To my knowledge, Wangi Falls has year-round flow thanks to the permanence of Wangi Creek, which supports the last remaining monsoon rainforest as it has receded with the transition to a more drier climate than it once was on a geologic time scale.
That said, there’s a big difference between the waterfall’s flow between the Wet (usually November through April) and the Dry (usually May through October).
Each time we’ve experienced the waterfall (in 2006 and 2022), they happened in the month of June, which is typically right when Australia’s Top End makes its annual transition from the Wet Season to the Dry Season.
While there might be less water in Wangi Creek during the Dry Season, an added benefit would be the possibility of using the large plunge pool for swimming to cool off.
That’s because the Wet Season floods tend to allow the dangerous saltwater crocodiles to make their way to the waterways around the falls (which would be when the park service closes access to the plunge pools given the threat is too high).
Experiencing Wangi Falls
From the car park (see directions below), we only had to walk about 100m or so to the main viewing areas for Wangi Falls (as shown in the photo at the top of this page).
There’s a cafe nearby the car park, which can get very busy since there’s not really many options on the western side of Litchfield National Park.

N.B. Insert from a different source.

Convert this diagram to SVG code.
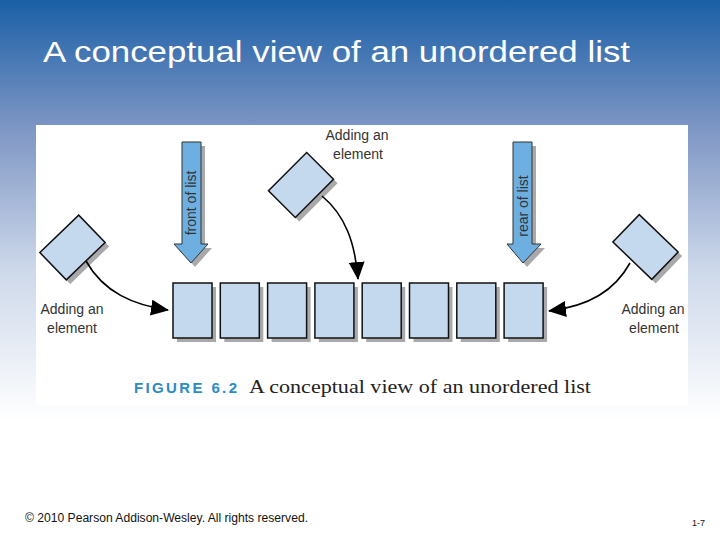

By the way, despite the signs indicating that there was free WiFi at Wangi Falls (courtesy of this cafe, I’d imagine), it didn’t work for us during our June 2022 visit.
Anyways, the short and gently sloping walk first arrives at a large rest area which also doubles as a swimming hole access to the large plunge pool before Wangi Falls (provided it’s safe from saltwater crocs).
Just a short jaunt along the boardwalk over the wetlands to the right was another spur to the main lookout for Wangi Falls, which was where we got the pictures that you see at the top of this page.
For most people, this is the extent of a visit to Wangi Falls, but you can continue on the optional anticlockwise Wangi Loop, which goes for about 1.7km in total.
Beyond the end of the boardwalk, the track then passes through a monsoonal rainforest before ascending steeply towards a treetop deck or lookout (about 400m from the swimming area).
There’s no view at the treetop deck due to it being surrounded by trees, but it does offer a bit of a shaded rest area given the moderate climbing it took to get to that point.
Beyond the treetop deck, the track continued its ascent to the top of the escarpment, which eventually crosses over a footbridge traversing Wangi Creek well upstream of the falls and then descending back to the swimming area to complete the circuit.
The circuit track did not yield any additional views of Wangi Falls (at least if you obey the signs), but it did offer some teasing glimpses of the escarpment lands as well as a peaceful experience since most people don’t do this walk.
A visit to Wangi Falls can be as little as 15 minutes, but you’ll want to allow about an hour to do the entire loop if you’re inclined to do it.
Wangi Falls resides in Litchfield National Park near Batchelor in the Northern Territory. It is administered by the Northern Territory Government. For information or inquiries about the area as well as current conditions, visit their website.
Wangi Falls is located at the western part of the main road (Litchfield Park Road or Hwy 30) about 66km west of Batchelor and Rum Jungle.
It’s a short distance north of where the road bends away from the spur 4wd road to Tjaynera (Sandy Creek) Falls and the Blythe Homestead.
The well-signed turnoff is to the east side (right as you drive north) of the main road.